穏やかな情念 passion は、自己愛 amour de soi から生まれる。 自尊心 amour propre (競争心)からは、苛立ちやすい情念が生まれ、満足することがない。
「人間を本質的に善良にするのは、多くの欲望を持たないこと、そして自分をあまり他人とくらべてみないことだ。」
共感力
人間の弱さや苦しみに対する共感が助け合いの気持ちを生む。
三つの格率
  1. 気の毒な人には共感できるが、幸福そうな人には共感できない。だから、一見幸せそうな人の寂しい一面を見ることも覚えさせなければならない。
  2. 人は、自分も免れられないと考えている他人の不幸をあわれむ。だから、不幸は自分にも起こりうるのだということをよく理解しなければならない。
  3. 人は、相手の苦しみがどの程度かと思うかによって同情の強さが変わる。尊敬できる人にしか共感できない。だから、人を軽蔑したりしてはいけない。
人の不幸を哀れむとき、自分の幸福を感じても良い。その余裕を他人のために使えば良い。善行は、自分は良いことをしているという喜びに支えられて成立する。
社会・歴史の教育
社会を知ることと人間を知ることとは相互に役立つ。
伝記を読ませるのが最適。
宗教教育~「サヴォワの助任司祭の信仰告白」
若き日のルソーのエピソードが挿入される。
生き方の原則を内面から考える。
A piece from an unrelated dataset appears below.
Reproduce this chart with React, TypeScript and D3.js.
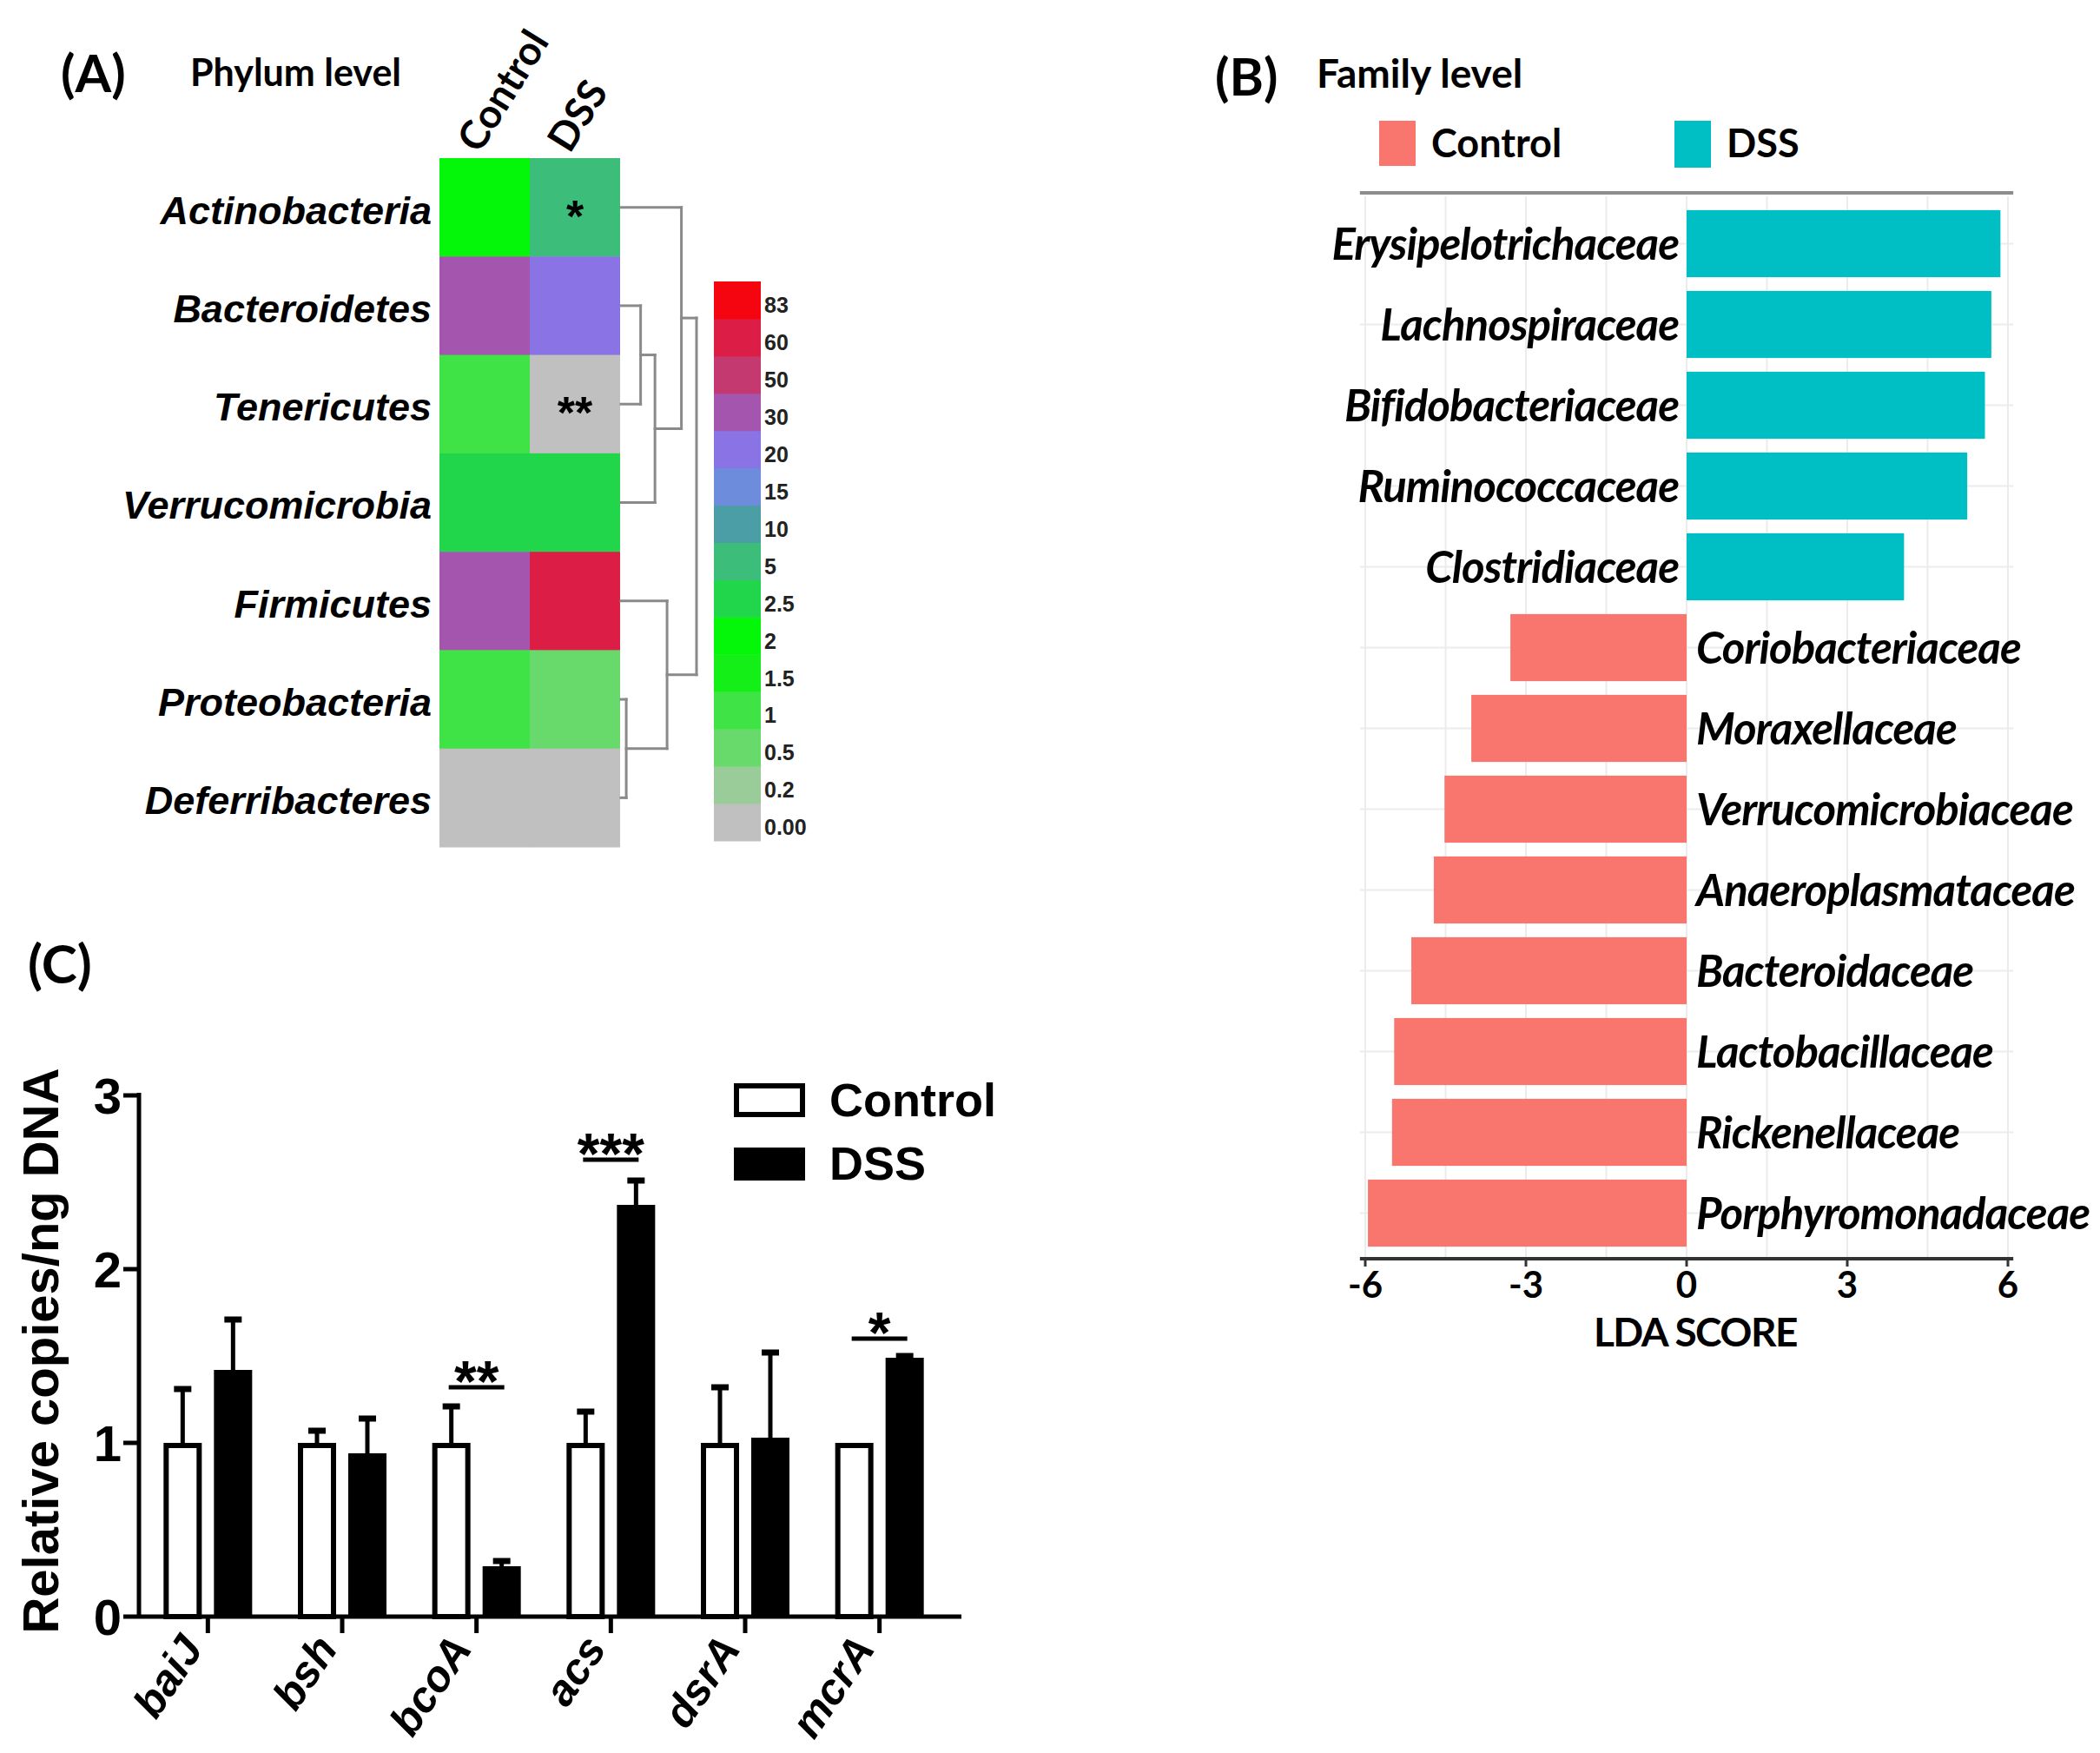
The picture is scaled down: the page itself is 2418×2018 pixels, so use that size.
import React from 'react';
import * as d3 from 'd3';

// ---- Panel A: phylum heatmap ----
const phyla = ['Actinobacteria', 'Bacteroidetes', 'Tenericutes', 'Verrucomicrobia', 'Firmicutes', 'Proteobacteria', 'Deferribacteres'];
const heatGroups = ['Control', 'DSS'];
const controlAbund = [2.2, 36, 1.2, 3.1, 42, 1.3, 0.08];
const dssAbund = [6.5, 24, 0.05, 3.3, 65, 0.7, 0.03];
const dssStars = ['*', '', '**', '', '', '', ''];
const legendBreaks = [0, 0.2, 0.5, 1, 1.5, 2, 2.5, 5, 10, 15, 20, 30, 50, 60, 83];
const legendLabels = ['0.00', '0.2', '0.5', '1', '1.5', '2', '2.5', '5', '10', '15', '20', '30', '50', '60', '83'];
const legendColors = ['#c0c0c0', '#9acc9a', '#68da6c', '#40e345', '#14ef18', '#04f608', '#22d64c', '#3dbd7a', '#4c9ea6', '#6e8cdc', '#8a73e4', '#a455ae', '#c43a70', '#dc1e46', '#f5050f'];
// cluster tree, h = merge height (0..1)
const dendroTree = {
  h: 1.0,
  children: [
    {
      h: 0.8,
      children: [
        { name: 'Actinobacteria' },
        { h: 0.45, children: [{ h: 0.26, children: [{ name: 'Bacteroidetes' }, { name: 'Tenericutes' }] }, { name: 'Verrucomicrobia' }] },
      ],
    },
    { h: 0.61, children: [{ name: 'Firmicutes' }, { h: 0.07, children: [{ name: 'Proteobacteria' }, { name: 'Deferribacteres' }] }] },
  ],
};

// ---- Panel B: LEfSe ----
const families = ['Erysipelotrichaceae', 'Lachnospiraceae', 'Bifidobacteriaceae', 'Ruminococcaceae', 'Clostridiaceae', 'Coriobacteriaceae', 'Moraxellaceae', 'Verrucomicrobiaceae', 'Anaeroplasmataceae', 'Bacteroidaceae', 'Lactobacillaceae', 'Rickenellaceae', 'Porphyromonadaceae'];
const ldaScores = [5.86, 5.69, 5.57, 5.24, 4.06, -3.29, -4.02, -4.52, -4.72, -5.14, -5.46, -5.5, -5.95];
const ldaTicks = [-6, -3, 0, 3, 6];

// ---- Panel C: gene copies ----
const genes = ['baiJ', 'bsh', 'bcoA', 'acs', 'dsrA', 'mcrA'];
const controlMean = [1, 1, 1, 1, 1, 1];
const controlErr = [0.31, 0.07, 0.21, 0.18, 0.32, 0];
const dssMean = [1.42, 0.94, 0.29, 2.37, 1.03, 1.49];
const dssErr = [0.29, 0.2, 0.03, 0.14, 0.49, 0.01];
const sigMarks = ['', '', '**', '***', '', '*'];
const sigLevel = [0, 0, 1.32, 2.63, 0, 1.6];
const relTicks = [0, 1, 2, 3];

const CAL = 'Lato, "Open Sans", sans-serif';
const ARI = '"Liberation Sans", Arial, sans-serif';

const PanelA = () => {
  const hx = d3.scaleBand().domain(heatGroups).range([506, 714]);
  const hy = d3.scaleBand().domain(phyla).range([182, 975]);
  const color = d3.scaleThreshold<number, string>().domain(legendBreaks.slice(1)).range(legendColors);
  const dx = d3.scaleLinear().domain([0, 1]).range([715, 802]);
  const ly = d3.scaleBand().domain(legendLabels.slice().reverse()).range([324, 968]);

  const root = d3.hierarchy<any>(dendroTree);
  const yPos = new Map<any, number>();
  root.eachAfter((n) => {
    if (!n.children) yPos.set(n, (hy(n.data.name) as number) + hy.bandwidth() / 2);
    else yPos.set(n, d3.mean(n.children, (c) => yPos.get(c)) as number);
  });
  const segs: number[][] = [];
  root.each((n) => {
    if (!n.children) return;
    const xh = dx(n.data.h);
    const ys = n.children.map((c) => yPos.get(c) as number);
    segs.push([xh, ys[0], xh, ys[1]]);
    n.children.forEach((c, i) => segs.push([dx(c.data.h ?? 0), ys[i], xh, ys[i]]));
  });

  return (
    <g>
      <text x={70} y={106} fontFamily={CAL} fontWeight={700} fontSize={60}>(A)</text>
      <text x={219} y={99} fontFamily={CAL} fontWeight={700} fontSize={43}>Phylum level</text>
      {heatGroups.map((g) => (
        <text key={g} transform={`translate(${(hx(g) as number) + hx.bandwidth() / 2 - 6},178) rotate(-58)`}
          fontFamily={CAL} fontWeight={700} fontSize={46}>{g}</text>
      ))}
      {phyla.map((p, i) => (
        <g key={p}>
          <rect x={hx('Control')} y={hy(p)} width={hx.bandwidth() + 0.5} height={hy.bandwidth() + 0.5} fill={color(controlAbund[i])} />
          <rect x={hx('DSS')} y={hy(p)} width={hx.bandwidth()} height={hy.bandwidth() + 0.5} fill={color(dssAbund[i])} />
          <text x={497} y={(hy(p) as number) + hy.bandwidth() / 2} dy="0.42em" textAnchor="end"
            fontFamily={ARI} fontWeight={700} fontStyle="italic" fontSize={45}>{p}</text>
          {dssStars[i] && (
            <text x={(hx('DSS') as number) + hx.bandwidth() / 2} y={(hy(p) as number) + hy.bandwidth() / 2 + 28}
              textAnchor="middle" fontFamily={ARI} fontWeight={700} fontSize={52}>{dssStars[i]}</text>
          )}
        </g>
      ))}
      {segs.map((s, i) => (
        <line key={i} x1={s[0]} y1={s[1]} x2={s[2]} y2={s[3]} stroke="#8a8a8a" strokeWidth={3} strokeLinecap="square" />
      ))}
      {legendLabels.map((l, i) => (
        <g key={l}>
          <rect x={822} y={ly(l)} width={54} height={ly.bandwidth() + 0.5} fill={legendColors[i]} />
          <text x={880} y={(ly(l) as number) + ly.bandwidth() * 0.64} dy="0.35em" fontFamily={ARI}
            fontWeight={700} fontSize={25} fill="#222">{l}</text>
        </g>
      ))}
    </g>
  );
};

const PanelB = () => {
  const x = d3.scaleLinear().domain([-6, 6]).range([1572, 2312]);
  const y = d3.scaleBand().domain(families).range([234, 1443]).paddingInner(0.17).paddingOuter(0.085);
  const grid = d3.range(-6, 6.01, 1.5);
  return (
    <g>
      <text x={1399} y={110} fontFamily={CAL} fontWeight={700} fontSize={60}>(B)</text>
      <text x={1516} y={101} fontFamily={CAL} fontWeight={700} fontSize={46}>Family level</text>
      <rect x={1588} y={139} width={42} height={52} fill="#f8766d" />
      <text x={1648} y={165} dy="0.36em" fontFamily={CAL} fontWeight={700} fontSize={45}>Control</text>
      <rect x={1928} y={139} width={42} height={54} fill="#00bfc4" />
      <text x={1988} y={165} dy="0.36em" fontFamily={CAL} fontWeight={700} fontSize={45}>DSS</text>
      {grid.map((g) => (
        <line key={g} x1={x(g)} x2={x(g)} y1={226} y2={1447} stroke="#ececec" strokeWidth={2} />
      ))}
      {families.map((f) => (
        <line key={f} x1={x(-6.1)} x2={x(6.1)} y1={(y(f) as number) + y.bandwidth() / 2} y2={(y(f) as number) + y.bandwidth() / 2}
          stroke="#ececec" strokeWidth={2} />
      ))}
      <line x1={x(-6.1)} x2={x(6.1)} y1={222} y2={222} stroke="#8c8c8c" strokeWidth={4} />
      {families.map((f, i) => {
        const v = ldaScores[i];
        const yc = (y(f) as number) + y.bandwidth() / 2;
        return (
          <g key={f}>
            <rect x={x(Math.min(0, v))} y={y(f)} width={Math.abs(x(v) - x(0))} height={y.bandwidth()}
              fill={v > 0 ? '#00bfc4' : '#f8766d'} />
            <text x={v > 0 ? x(0) - 9 : x(0) + 11} y={yc} dy="0.36em" textAnchor={v > 0 ? 'end' : 'start'}
              fontFamily={CAL} fontWeight={700} fontStyle="italic" fontSize={51} letterSpacing={-1}>{f}</text>
          </g>
        );
      })}
      <line x1={x(-6.1)} x2={x(6.1)} y1={1449} y2={1449} stroke="#333" strokeWidth={4} />
      {ldaTicks.map((t) => (
        <g key={t}>
          <line x1={x(t)} x2={x(t)} y1={1449} y2={1458} stroke="#333" strokeWidth={3} />
          <text x={x(t)} y={1494} textAnchor="middle" fontFamily={CAL} fontWeight={700} fontSize={42}>{t}</text>
        </g>
      ))}
      <text x={1952} y={1550} textAnchor="middle" fontFamily={CAL} fontWeight={700} fontSize={46} letterSpacing={-1.5}>LDA SCORE</text>
    </g>
  );
};

const PanelC = () => {
  const x = d3.scaleBand().domain(genes).range([162, 1090]);
  const y = d3.scaleLinear().domain([0, 3]).range([1861, 1261]);
  const off = 29;
  const bw = 44;
  const cap = 10;
  return (
    <g>
      <text x={32} y={1132} fontFamily={CAL} fontWeight={700} fontSize={62}>(C)</text>
      <text transform="translate(67,1555) rotate(-90)" textAnchor="middle" fontFamily={ARI} fontWeight={700} fontSize={58}>
        Relative copies/ng DNA
      </text>
      {genes.map((g, i) => {
        const c = (x(g) as number) + x.bandwidth() / 2;
        const cx = c - off;
        const dxx = c + off;
        return (
          <g key={g}>
            {controlErr[i] > 0 && (
              <g stroke="#000" strokeWidth={5}>
                <line x1={cx} x2={cx} y1={y(controlMean[i])} y2={y(controlMean[i] + controlErr[i])} />
                <line x1={cx - cap} x2={cx + cap} y1={y(controlMean[i] + controlErr[i])} y2={y(controlMean[i] + controlErr[i])} strokeWidth={7} />
              </g>
            )}
            <rect x={cx - bw / 2 + 3} y={y(controlMean[i]) + 3} width={bw - 6} height={y(0) - y(controlMean[i]) - 3}
              fill="#fff" stroke="#000" strokeWidth={6} />
            <g stroke="#000" strokeWidth={5}>
              <line x1={dxx} x2={dxx} y1={y(dssMean[i])} y2={y(dssMean[i] + dssErr[i])} />
              <line x1={dxx - cap} x2={dxx + cap} y1={y(dssMean[i] + dssErr[i])} y2={y(dssMean[i] + dssErr[i])} strokeWidth={7} />
            </g>
            <rect x={dxx - bw / 2} y={y(dssMean[i])} width={bw} height={y(0) - y(dssMean[i])} fill="#000" />
            {sigMarks[i] && (
              <g>
                <line x1={c - 32} x2={c + 32} y1={y(sigLevel[i])} y2={y(sigLevel[i])} stroke="#000" strokeWidth={5} />
                <text x={c} y={y(sigLevel[i]) + 16} textAnchor="middle" fontFamily={ARI} fontWeight={700} fontSize={66}>
                  {sigMarks[i]}
                </text>
              </g>
            )}
            <line x1={c} x2={c} y1={1861} y2={1880} stroke="#000" strokeWidth={5} />
            <text transform={`translate(${c - 4},1898) rotate(-56)`} textAnchor="end" fontFamily={ARI}
              fontWeight={700} fontStyle="italic" fontSize={50}>{g}</text>
          </g>
        );
      })}
      <line x1={160} x2={1107} y1={1861} y2={1861} stroke="#000" strokeWidth={5} />
      <line x1={160} x2={160} y1={1258} y2={1863} stroke="#000" strokeWidth={5} />
      {relTicks.map((t) => (
        <g key={t}>
          <line x1={142} x2={160} y1={y(t)} y2={y(t)} stroke="#000" strokeWidth={5} />
          <text x={140} y={y(t)} dy="0.36em" textAnchor="end" fontFamily={ARI} fontWeight={700} fontSize={58}>{t}</text>
        </g>
      ))}
      <rect x={848} y={1250} width={76} height={33} fill="#fff" stroke="#000" strokeWidth={6} />
      <text x={955} y={1285} fontFamily={ARI} fontWeight={700} fontSize={54}>Control</text>
      <rect x={845} y={1321} width={82} height={38} fill="#000" />
      <text x={955} y={1358} fontFamily={ARI} fontWeight={700} fontSize={54}>DSS</text>
    </g>
  );
};

export default function App() {
  return (
    <svg width={2418} height={2018} viewBox="0 0 2418 2018" style={{ position: 'absolute', left: 0, top: 0, background: '#fff' }}>
      <rect width={2418} height={2018} fill="#fff" />
      <PanelA />
      <PanelB />
      <PanelC />
    </svg>
  );
}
この態度は聖職者というより、哲学者。
「神」の存在証明:物体には静止状態と運動状態がある。人間や動物は意志をもって運動するけれども、 地球や太陽は意志ある者によって動かされていると考えられなければならない。その者こそが神である。
人間には自由意志がある。良い意志もあれば、悪い意志もある。そこで、人間には戦争などの悪いことが起こる。
ルソーは宗教的不寛容に反対で、このような理神論的な宗教観を書いていたので、『エミール』は発禁になってしまった。

第4回 理想社会のプログラム

『エミール』第五編 (20歳以降)

ルソーの女性教育論
女性は男性をサポートするという今から見ると保守的な女性観を持っていた。
女性は家の仕事を覚えるようにさせ、算数などの有益な勉強をさせる。
花嫁候補ソフィー
エミールは、田舎で雨宿りさせてもらった家で、その家の娘のソフィーと恋仲になる。
家庭教師はエミールに、欲望に支配されないようにと諭す。きみは君自身の支配者になることを学ぶと良い、と言う。 この根底には、自分で自分をコントロールするときにこそ自由があるという思想がある。
家庭教師はエミールに、2年間結婚を待ち、その間ヨーロッパ各国を回って社会と政治を学ぶように言う。
社会契約論の骨子
力では支配できない。約束と合意のみが正当性を生む。
ルソーの社会契約の考え方では、自分のものを国家に預ける(一般意志に委ねる)が、管理権は個人に戻される。公共権が優先する。
これに対して、ロックの考えでは、所有権や自由は絶対的。それは、リバタリアンにつながっている。
一般意志と教育
一般意志 volonté générale とは「みんなが欲すること」という意味。議会で話し合うことで、法として具体化される。
一般意志は、お互いの意見や希望を出し合う中で見えてくる。
「一般意志」と「全体意志」とは異なる。「全体意志」は単なる「個別意志」の積み重ね(数の論理)であるのに対し、「一般意志」では様々の立場の人の意見を聞いた結果出てくるもの。
エミールが学んだこと
エミールは、自由に生きようとする。
エミールは、フランスの農村でソフィーと暮らすことにする。
家庭教師は、エミールの明るい未来を予期して終わる。
まとめ
対話の関係を育てることがポイント。